I think I was totally unprepared to recgonize any red flags—and I think my siblings sort of were in the same boat. I am in a miserable marriage because for years I told myself that people who love each other put the work in and stick it out. Maybe with miserable divorced parents I would have been more guarded, less trusting and naively optimistic? If nothing else good comes of this, I think at least my daughter will be a little more wary than I was. Some people may think that’s screwed up, but I think it’s an advantage.
I’m quite sure you are in the minority! You simply married wrong. Don’t blame your happily married parents for your failings.
Anonymous wrote:It's interesting to see that women seem to be able to tolerate sexless marriages. Not that they are happy about it, but if there is love they seem to be able to live with it. Men, I can't see this being sustainable. Men's love language is sexual touch, and you can't have love without the sex.

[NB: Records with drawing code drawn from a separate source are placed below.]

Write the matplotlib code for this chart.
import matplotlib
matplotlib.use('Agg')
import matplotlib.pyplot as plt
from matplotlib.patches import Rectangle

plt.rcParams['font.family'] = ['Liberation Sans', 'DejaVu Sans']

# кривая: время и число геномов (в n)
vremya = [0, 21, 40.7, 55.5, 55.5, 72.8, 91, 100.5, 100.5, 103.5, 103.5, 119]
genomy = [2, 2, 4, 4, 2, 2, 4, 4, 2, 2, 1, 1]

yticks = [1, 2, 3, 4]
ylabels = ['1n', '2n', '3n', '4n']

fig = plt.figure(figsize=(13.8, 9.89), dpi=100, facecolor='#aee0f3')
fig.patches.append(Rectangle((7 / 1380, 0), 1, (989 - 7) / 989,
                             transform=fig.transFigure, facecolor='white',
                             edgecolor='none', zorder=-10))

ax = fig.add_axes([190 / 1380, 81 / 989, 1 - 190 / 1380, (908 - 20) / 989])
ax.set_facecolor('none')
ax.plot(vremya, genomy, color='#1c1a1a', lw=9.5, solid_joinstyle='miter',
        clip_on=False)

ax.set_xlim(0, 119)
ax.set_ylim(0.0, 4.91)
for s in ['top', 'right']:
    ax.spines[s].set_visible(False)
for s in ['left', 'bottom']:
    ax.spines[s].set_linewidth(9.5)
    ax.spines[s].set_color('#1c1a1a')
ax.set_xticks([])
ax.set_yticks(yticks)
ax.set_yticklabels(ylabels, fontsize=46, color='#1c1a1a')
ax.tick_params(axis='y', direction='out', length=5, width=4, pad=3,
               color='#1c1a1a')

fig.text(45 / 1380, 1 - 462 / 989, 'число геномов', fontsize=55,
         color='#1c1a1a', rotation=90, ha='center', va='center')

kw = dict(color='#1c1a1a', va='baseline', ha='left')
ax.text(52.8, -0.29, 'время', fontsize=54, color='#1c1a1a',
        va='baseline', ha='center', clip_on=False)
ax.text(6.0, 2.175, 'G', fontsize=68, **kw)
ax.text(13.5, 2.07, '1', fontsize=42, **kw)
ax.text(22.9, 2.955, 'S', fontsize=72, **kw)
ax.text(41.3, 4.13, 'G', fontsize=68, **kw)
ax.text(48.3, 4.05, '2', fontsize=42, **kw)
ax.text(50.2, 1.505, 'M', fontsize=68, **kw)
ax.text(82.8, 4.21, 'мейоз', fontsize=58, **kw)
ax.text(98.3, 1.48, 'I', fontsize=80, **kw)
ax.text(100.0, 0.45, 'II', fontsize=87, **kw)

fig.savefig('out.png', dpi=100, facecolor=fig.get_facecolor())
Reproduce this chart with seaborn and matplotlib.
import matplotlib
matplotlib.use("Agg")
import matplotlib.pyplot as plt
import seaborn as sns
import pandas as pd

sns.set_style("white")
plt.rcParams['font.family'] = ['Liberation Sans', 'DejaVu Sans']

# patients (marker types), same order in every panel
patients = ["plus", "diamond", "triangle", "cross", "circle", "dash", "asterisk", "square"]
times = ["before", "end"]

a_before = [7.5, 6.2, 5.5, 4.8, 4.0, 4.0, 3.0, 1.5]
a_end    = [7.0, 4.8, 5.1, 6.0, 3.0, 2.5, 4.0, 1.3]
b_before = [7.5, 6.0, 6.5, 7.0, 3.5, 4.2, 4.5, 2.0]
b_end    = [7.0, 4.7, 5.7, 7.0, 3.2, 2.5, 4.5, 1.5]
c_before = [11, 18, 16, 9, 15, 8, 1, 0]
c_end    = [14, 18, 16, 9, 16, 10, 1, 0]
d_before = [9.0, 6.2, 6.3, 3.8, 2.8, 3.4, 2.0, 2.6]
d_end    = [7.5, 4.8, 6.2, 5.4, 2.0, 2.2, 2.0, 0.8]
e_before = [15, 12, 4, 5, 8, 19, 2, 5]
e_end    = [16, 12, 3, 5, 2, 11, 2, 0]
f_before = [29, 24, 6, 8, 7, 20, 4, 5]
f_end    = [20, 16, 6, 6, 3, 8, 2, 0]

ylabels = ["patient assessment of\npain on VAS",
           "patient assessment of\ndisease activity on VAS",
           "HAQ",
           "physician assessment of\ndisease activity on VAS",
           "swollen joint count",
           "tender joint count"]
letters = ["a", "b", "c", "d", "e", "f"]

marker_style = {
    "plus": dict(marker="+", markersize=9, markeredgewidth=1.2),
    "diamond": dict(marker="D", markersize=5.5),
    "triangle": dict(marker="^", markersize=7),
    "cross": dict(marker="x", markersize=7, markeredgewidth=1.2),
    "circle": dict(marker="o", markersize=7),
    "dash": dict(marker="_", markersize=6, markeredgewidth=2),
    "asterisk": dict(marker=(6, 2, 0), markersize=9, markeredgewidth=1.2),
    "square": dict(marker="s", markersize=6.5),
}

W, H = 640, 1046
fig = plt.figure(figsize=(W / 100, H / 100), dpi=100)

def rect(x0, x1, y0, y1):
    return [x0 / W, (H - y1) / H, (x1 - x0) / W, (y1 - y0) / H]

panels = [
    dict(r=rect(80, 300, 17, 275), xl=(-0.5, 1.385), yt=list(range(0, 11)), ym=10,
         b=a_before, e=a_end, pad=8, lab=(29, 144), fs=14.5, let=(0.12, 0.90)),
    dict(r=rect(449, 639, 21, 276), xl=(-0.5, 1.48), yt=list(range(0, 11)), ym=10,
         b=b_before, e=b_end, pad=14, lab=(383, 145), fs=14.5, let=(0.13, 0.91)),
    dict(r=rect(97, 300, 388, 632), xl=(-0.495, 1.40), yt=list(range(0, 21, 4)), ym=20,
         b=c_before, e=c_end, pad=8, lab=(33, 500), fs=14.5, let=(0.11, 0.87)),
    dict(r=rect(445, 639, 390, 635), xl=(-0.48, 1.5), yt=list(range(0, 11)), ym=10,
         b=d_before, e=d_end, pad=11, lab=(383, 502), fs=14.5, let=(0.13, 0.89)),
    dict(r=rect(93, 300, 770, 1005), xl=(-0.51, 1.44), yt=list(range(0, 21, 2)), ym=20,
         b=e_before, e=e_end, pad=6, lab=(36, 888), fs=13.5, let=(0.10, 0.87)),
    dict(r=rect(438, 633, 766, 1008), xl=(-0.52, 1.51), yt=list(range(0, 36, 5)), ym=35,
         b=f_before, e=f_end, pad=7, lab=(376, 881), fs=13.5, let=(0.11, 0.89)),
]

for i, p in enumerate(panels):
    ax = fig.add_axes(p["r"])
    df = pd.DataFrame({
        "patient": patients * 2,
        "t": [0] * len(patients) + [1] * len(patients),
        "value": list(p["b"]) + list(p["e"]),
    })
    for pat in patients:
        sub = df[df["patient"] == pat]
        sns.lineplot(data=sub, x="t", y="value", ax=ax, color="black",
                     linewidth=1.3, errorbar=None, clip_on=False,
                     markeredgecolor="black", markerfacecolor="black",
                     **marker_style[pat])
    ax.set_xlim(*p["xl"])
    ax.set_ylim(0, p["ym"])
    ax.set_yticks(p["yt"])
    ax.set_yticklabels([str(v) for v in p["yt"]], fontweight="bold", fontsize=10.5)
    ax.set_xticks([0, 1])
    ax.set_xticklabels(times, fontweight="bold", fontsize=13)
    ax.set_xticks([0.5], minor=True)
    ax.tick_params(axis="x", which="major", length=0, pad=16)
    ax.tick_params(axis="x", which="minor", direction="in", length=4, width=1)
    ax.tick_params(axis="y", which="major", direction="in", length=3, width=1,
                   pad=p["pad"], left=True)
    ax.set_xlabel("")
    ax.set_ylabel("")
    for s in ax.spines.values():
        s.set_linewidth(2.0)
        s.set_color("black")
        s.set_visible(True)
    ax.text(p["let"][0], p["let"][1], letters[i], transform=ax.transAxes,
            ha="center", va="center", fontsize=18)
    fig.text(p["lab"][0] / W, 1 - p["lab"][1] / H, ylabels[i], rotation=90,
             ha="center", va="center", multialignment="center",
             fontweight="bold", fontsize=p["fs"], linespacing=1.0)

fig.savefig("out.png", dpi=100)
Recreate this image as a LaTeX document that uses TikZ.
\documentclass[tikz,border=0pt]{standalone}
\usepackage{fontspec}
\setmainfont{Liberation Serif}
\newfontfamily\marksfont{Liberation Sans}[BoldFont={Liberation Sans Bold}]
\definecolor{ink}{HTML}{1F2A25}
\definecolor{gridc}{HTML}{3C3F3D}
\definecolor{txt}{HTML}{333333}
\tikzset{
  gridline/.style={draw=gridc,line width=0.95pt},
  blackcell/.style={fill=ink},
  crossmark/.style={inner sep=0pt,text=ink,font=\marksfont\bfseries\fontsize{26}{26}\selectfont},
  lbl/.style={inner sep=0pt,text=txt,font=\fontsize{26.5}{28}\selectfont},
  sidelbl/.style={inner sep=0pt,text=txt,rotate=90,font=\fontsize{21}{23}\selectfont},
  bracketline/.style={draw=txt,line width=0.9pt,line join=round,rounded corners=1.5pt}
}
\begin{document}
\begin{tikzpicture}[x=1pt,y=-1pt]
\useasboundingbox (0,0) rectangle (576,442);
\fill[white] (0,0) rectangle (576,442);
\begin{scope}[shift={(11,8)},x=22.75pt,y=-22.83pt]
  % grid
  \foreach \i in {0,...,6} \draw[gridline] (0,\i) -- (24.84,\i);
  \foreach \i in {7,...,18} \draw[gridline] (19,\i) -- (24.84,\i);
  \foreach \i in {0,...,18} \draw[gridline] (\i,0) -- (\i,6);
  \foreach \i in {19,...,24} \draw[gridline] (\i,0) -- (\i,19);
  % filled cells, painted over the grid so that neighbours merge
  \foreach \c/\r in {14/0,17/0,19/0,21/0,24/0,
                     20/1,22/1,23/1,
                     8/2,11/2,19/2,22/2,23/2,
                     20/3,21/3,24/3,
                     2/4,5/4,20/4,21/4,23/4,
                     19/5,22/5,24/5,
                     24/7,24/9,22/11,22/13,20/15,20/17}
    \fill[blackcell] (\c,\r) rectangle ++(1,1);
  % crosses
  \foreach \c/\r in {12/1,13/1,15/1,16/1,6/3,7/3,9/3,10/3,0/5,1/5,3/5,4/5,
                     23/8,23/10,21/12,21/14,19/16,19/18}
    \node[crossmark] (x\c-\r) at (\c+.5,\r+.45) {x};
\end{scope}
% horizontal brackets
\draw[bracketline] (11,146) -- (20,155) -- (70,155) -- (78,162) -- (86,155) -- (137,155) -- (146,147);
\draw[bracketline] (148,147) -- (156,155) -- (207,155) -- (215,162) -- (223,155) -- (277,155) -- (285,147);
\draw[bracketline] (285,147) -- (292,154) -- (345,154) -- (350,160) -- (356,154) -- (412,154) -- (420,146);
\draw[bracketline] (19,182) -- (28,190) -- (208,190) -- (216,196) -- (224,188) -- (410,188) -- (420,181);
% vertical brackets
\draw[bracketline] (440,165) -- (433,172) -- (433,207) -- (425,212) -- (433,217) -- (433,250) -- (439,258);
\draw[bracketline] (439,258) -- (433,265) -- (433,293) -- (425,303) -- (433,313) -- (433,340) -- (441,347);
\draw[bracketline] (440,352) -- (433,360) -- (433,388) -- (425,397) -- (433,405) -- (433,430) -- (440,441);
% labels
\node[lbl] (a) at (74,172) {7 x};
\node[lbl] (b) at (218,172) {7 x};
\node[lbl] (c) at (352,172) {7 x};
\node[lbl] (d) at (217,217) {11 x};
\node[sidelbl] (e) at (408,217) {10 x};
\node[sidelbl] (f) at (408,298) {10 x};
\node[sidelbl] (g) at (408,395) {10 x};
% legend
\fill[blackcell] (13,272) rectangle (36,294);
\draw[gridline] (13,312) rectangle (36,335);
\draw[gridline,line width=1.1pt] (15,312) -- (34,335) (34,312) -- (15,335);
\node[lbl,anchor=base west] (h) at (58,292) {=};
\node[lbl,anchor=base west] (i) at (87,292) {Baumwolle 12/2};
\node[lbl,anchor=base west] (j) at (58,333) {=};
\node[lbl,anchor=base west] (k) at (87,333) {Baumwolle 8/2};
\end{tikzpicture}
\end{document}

What useless generalities. I'm a DW. My DH and I are middle aged, have been married 25+ years and haven't had PIV sex in about 4 years. On a daily basis, my DH shows and tells me how much he loves me. DH has an underlying health condition that has resulted in ED. Neither of us are happy about the ED but appreciate he is, otherwise, healthy.
It's one thing to say that sex can encourage and reinforce intimacy but to say that you can't have love without sex is just drivel. Many couples experience health conditions that prevent PIV sex but that doesn't mean their love ends. Marriages don't end because of lack of sex. Marriages end because of a lack of intimacy, respect, consideration and communication.
Anonymous wrote:Anonymous wrote:Anonymous wrote:Anonymous wrote:Anonymous wrote:OP here. Female.
I think the children know especially during covid from the very different sleep schedules, open bedroom door, and small townhouse with no extra rooms. There are no hugs, no handholding, no rubs on the back to acknowledge my presence. This has been going on for over 10 years. It's so embarrassing. I can't talk about it with anyone. I am so ashamed to be in this situation.
What's shameful about it?
NP here and it's completely embarrassing to admit you are in a sexless marriage. It's hard enough to admit it as a man, but at least men have company, since many marriemen are sex starved and it's the most common compliant among long term married men (and an abundance of old jokes and Hollywood themes on this).
For women, it's different since men are expected to always want it. My friends will talk about how their husbands want sex all the time and how annoying it is when men expect it at the worst moments yet I married the dude who is happily celibate
I understand this well. And even when you try to talk to friends about it it becomes a conversation about sex tips. I have serious skills, he’s low T and uninterested in rectifying that. It’s humiliating enough without friends offering seduction advice....yeah I know how to do all of that too, I married in my 30s and have life experiences. Grrrr
Sorry to hear that. When men share their rejection stories, it's a "join the club, dude" or "how about a Costa Rica or Vegas guys trip and you can pay for it?"
It's widespread for men to be rejected sexually by their spouse. I had a close friend who was a paid escort and she said almost all of her clients were men 35-50 and married.